I'm maintaining a bullish bias, but I'm skeptical that one bad morning is all it will take to price in concerns about Italy.
There's decent buying support, but there's also enough uncertainty for one sharp dip to conclude the whole matter. The fact that we have buying support helps set the stage for more Europe-is-saved rallies, but it is premature to anticipate that happening today.
One thing I've found constructive about the market action lately is that we are seeing a more natural ebb and flow. We are going up and down, as you'd expect when human emotions are involved. It's easy to get caught leaning the wrong way on a day like this, but it makes me more optimistic that we'll have better trading into the end of the year.

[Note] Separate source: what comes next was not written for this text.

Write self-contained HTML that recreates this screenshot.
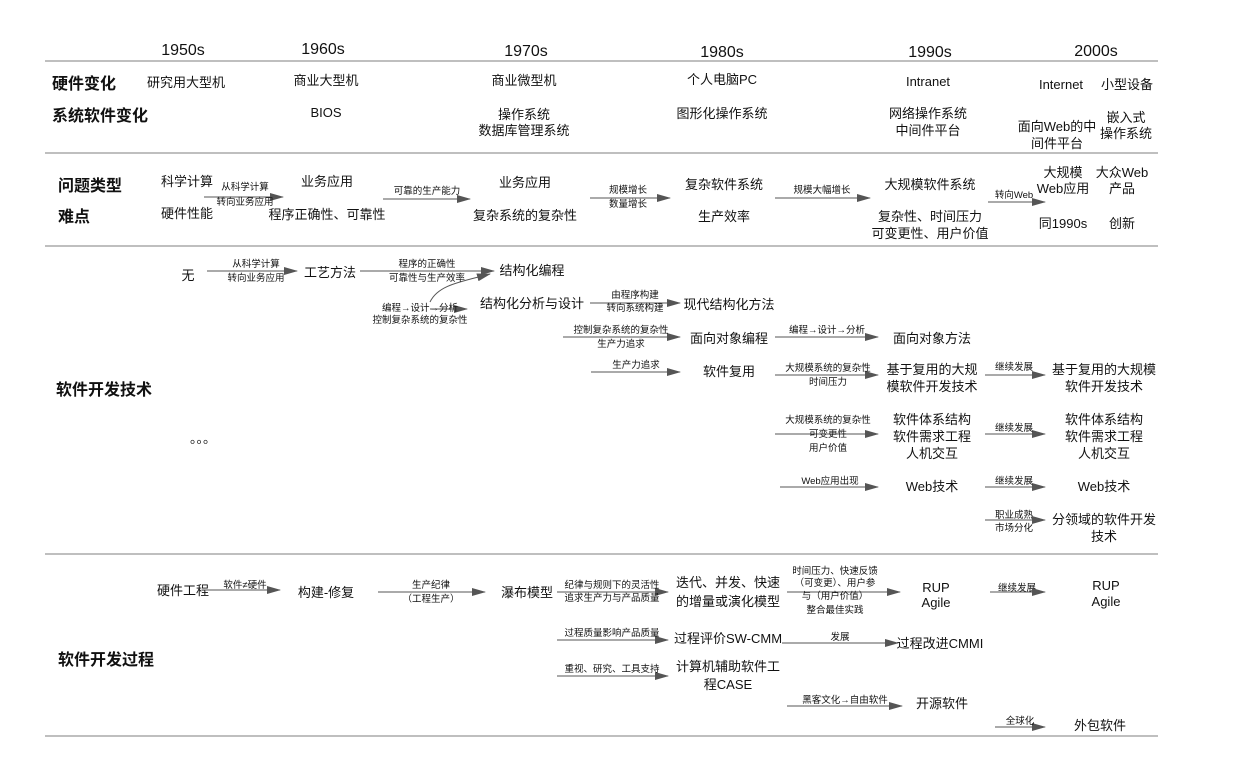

We are starting to roll over again as I'm writing this, and I would not be at all surprised to see a weak finish. The problem is that there is no immediate catalyst for a Europe-is-saved rally. There are no meetings on the agenda and no announcements pending. We will see something eventually, and I'm sure we'll jump euphorically on the news, but for now the bears have the ball and I'm looking for them to press a bit more.
Some market players are concerned that this is the end of the uptrend in place since early October. While that is a possibility, I still believe that the combination of underinvested bulls, the need for performance and positive seasonality should help to hold the market up into year-end.
If we start taking out some key support levels I'll change course, but we have a ways to go before that becomes an issue.